■ **DATA SHOWN**
■ ■ ■

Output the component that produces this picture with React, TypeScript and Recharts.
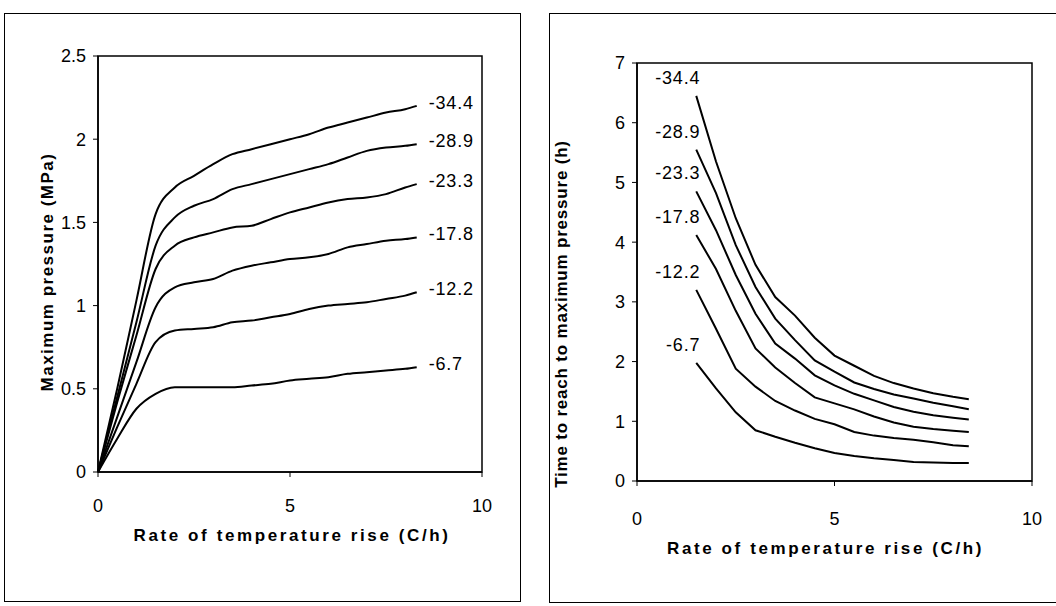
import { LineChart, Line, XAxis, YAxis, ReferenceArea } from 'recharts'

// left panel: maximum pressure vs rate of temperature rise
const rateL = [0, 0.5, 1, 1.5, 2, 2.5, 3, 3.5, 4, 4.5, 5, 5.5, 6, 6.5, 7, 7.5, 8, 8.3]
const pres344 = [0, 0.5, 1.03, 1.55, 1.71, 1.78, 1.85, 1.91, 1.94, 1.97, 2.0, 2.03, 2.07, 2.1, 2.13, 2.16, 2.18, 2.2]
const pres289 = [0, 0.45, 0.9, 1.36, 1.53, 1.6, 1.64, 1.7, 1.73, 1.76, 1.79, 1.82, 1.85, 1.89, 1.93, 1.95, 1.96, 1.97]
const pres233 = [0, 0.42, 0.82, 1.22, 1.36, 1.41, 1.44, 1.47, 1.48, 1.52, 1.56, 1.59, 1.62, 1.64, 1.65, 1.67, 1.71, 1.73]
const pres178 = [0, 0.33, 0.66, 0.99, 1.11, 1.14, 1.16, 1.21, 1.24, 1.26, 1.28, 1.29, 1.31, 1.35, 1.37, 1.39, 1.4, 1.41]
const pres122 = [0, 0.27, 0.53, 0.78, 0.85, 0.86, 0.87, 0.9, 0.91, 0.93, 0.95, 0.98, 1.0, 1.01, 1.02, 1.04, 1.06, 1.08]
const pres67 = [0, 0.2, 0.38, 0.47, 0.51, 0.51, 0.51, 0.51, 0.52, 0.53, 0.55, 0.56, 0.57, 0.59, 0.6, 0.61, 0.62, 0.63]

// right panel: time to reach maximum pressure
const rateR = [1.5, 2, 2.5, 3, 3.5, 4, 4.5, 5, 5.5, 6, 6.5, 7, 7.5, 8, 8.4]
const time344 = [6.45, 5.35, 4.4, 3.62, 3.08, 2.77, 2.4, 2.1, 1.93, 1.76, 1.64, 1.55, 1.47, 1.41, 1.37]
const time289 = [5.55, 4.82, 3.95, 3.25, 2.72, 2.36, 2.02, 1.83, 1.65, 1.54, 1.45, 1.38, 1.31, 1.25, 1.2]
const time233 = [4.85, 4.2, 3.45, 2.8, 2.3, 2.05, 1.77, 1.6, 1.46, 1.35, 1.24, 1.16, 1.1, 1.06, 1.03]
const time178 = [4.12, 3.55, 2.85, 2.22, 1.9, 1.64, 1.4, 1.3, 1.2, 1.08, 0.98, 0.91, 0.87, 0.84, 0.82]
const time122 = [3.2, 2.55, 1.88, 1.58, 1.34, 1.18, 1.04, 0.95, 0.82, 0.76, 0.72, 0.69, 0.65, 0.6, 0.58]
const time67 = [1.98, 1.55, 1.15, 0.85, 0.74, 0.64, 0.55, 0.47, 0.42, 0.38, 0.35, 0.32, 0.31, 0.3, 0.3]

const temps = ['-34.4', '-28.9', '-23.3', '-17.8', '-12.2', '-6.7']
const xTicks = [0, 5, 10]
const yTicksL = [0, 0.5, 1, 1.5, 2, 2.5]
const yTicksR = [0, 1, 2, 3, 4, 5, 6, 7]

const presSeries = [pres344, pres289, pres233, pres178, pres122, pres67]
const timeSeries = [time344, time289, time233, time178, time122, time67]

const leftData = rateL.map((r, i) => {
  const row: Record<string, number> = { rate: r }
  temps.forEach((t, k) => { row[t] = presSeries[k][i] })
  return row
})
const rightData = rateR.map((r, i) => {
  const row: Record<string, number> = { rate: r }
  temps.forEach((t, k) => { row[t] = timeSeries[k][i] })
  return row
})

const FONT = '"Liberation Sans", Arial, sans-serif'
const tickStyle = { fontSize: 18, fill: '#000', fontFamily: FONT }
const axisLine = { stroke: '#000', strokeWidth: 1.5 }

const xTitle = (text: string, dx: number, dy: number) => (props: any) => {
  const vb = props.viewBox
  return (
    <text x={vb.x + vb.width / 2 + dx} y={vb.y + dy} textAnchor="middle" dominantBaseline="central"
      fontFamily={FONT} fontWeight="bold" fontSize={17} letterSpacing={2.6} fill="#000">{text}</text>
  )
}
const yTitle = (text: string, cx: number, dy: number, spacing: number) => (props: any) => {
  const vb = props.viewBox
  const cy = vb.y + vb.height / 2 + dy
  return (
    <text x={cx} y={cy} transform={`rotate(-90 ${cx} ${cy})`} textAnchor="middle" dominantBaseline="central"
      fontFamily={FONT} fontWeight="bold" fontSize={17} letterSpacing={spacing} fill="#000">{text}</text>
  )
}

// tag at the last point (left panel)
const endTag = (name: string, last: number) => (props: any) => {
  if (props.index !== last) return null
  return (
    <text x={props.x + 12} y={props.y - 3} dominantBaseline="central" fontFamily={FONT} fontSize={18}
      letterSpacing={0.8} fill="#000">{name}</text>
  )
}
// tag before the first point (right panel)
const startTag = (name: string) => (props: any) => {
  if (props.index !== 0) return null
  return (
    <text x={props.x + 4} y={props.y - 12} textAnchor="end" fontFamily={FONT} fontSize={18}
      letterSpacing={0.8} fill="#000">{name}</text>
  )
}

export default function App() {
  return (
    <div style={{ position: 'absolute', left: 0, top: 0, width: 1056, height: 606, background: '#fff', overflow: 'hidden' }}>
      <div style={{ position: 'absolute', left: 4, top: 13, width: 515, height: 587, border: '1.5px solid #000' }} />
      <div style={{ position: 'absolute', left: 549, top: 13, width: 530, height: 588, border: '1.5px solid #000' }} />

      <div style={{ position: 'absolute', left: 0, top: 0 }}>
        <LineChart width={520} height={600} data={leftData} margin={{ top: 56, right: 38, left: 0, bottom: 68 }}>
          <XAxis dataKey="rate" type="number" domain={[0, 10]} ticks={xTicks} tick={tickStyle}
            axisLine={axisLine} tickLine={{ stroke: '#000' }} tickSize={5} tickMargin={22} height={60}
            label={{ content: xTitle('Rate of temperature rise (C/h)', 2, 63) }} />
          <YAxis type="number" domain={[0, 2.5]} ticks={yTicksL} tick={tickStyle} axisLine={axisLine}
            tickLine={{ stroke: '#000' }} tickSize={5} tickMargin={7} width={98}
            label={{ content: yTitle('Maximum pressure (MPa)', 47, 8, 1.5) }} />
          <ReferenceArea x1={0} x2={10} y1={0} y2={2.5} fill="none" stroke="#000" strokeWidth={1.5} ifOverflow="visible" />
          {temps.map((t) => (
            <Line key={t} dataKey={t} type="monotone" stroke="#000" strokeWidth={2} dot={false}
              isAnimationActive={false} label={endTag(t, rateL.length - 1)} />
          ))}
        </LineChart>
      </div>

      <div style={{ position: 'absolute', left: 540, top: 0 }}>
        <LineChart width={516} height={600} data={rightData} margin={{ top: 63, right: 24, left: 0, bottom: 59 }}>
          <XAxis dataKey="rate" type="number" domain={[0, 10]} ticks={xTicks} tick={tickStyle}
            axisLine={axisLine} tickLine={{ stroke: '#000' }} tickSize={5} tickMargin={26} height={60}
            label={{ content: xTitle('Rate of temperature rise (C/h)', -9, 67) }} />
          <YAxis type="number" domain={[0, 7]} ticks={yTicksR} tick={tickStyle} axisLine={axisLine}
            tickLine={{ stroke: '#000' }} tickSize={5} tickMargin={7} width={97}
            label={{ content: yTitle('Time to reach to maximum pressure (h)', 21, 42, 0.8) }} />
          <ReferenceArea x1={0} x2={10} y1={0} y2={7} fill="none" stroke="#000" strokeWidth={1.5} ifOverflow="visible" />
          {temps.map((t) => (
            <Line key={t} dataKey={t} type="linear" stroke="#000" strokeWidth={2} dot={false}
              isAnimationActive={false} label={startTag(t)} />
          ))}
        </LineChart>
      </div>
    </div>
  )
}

■ ■ ■

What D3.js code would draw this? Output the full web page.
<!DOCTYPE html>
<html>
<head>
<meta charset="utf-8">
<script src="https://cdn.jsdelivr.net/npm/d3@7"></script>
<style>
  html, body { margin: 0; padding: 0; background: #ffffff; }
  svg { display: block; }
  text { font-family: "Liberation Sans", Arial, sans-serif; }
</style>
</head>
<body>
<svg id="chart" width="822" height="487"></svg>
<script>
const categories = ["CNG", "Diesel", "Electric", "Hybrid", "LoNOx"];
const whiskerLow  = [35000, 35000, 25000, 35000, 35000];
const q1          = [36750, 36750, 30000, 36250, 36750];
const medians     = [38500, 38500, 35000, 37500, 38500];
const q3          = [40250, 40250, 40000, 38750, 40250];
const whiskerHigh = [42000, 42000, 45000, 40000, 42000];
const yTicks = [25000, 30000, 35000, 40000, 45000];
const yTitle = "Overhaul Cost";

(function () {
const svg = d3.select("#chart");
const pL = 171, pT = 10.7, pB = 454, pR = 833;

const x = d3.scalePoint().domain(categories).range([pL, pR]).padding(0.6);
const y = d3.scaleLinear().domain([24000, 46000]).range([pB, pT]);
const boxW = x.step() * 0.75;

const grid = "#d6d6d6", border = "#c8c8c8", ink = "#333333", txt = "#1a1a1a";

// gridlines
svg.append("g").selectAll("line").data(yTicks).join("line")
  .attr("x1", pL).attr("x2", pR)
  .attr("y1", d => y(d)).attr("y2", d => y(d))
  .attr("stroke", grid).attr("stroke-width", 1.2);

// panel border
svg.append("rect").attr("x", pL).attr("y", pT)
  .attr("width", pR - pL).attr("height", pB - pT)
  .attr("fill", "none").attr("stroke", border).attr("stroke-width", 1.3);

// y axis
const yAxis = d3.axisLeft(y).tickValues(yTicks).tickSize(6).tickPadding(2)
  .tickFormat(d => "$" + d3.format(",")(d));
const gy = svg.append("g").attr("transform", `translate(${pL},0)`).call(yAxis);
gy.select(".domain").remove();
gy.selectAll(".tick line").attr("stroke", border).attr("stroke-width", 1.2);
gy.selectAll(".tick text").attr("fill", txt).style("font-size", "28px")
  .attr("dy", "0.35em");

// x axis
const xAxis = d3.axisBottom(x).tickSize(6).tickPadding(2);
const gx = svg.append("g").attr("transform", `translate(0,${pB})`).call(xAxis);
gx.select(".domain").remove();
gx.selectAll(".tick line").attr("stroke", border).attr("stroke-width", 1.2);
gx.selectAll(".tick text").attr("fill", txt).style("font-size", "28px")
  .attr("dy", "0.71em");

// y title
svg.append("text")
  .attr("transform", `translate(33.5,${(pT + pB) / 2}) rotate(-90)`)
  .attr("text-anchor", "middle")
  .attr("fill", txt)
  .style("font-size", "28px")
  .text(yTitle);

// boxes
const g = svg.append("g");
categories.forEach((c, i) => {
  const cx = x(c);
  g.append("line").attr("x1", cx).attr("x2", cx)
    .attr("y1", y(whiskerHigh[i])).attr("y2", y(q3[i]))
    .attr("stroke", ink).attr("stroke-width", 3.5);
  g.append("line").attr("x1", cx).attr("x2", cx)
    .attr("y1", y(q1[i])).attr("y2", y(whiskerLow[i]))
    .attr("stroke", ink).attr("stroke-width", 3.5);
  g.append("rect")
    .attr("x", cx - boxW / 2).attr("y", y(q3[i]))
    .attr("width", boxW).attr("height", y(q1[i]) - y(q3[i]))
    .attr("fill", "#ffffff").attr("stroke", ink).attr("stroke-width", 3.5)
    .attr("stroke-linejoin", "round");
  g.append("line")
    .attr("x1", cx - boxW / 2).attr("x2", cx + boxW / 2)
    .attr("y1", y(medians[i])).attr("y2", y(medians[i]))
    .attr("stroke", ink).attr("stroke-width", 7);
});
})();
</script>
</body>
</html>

■ ■ ■

■ **SET TASK**
Repeat only the lines running from "Output the component" to "0.61, 0.62, 0.63]", ends included, and leave the pictures out.

■ **THE RESULT**
Output the component that produces this picture with React, TypeScript and Recharts.
import { LineChart, Line, XAxis, YAxis, ReferenceArea } from 'recharts'

// left panel: maximum pressure vs rate of temperature rise
const rateL = [0, 0.5, 1, 1.5, 2, 2.5, 3, 3.5, 4, 4.5, 5, 5.5, 6, 6.5, 7, 7.5, 8, 8.3]
const pres344 = [0, 0.5, 1.03, 1.55, 1.71, 1.78, 1.85, 1.91, 1.94, 1.97, 2.0, 2.03, 2.07, 2.1, 2.13, 2.16, 2.18, 2.2]
const pres289 = [0, 0.45, 0.9, 1.36, 1.53, 1.6, 1.64, 1.7, 1.73, 1.76, 1.79, 1.82, 1.85, 1.89, 1.93, 1.95, 1.96, 1.97]
const pres233 = [0, 0.42, 0.82, 1.22, 1.36, 1.41, 1.44, 1.47, 1.48, 1.52, 1.56, 1.59, 1.62, 1.64, 1.65, 1.67, 1.71, 1.73]
const pres178 = [0, 0.33, 0.66, 0.99, 1.11, 1.14, 1.16, 1.21, 1.24, 1.26, 1.28, 1.29, 1.31, 1.35, 1.37, 1.39, 1.4, 1.41]
const pres122 = [0, 0.27, 0.53, 0.78, 0.85, 0.86, 0.87, 0.9, 0.91, 0.93, 0.95, 0.98, 1.0, 1.01, 1.02, 1.04, 1.06, 1.08]
const pres67 = [0, 0.2, 0.38, 0.47, 0.51, 0.51, 0.51, 0.51, 0.52, 0.53, 0.55, 0.56, 0.57, 0.59, 0.6, 0.61, 0.62, 0.63]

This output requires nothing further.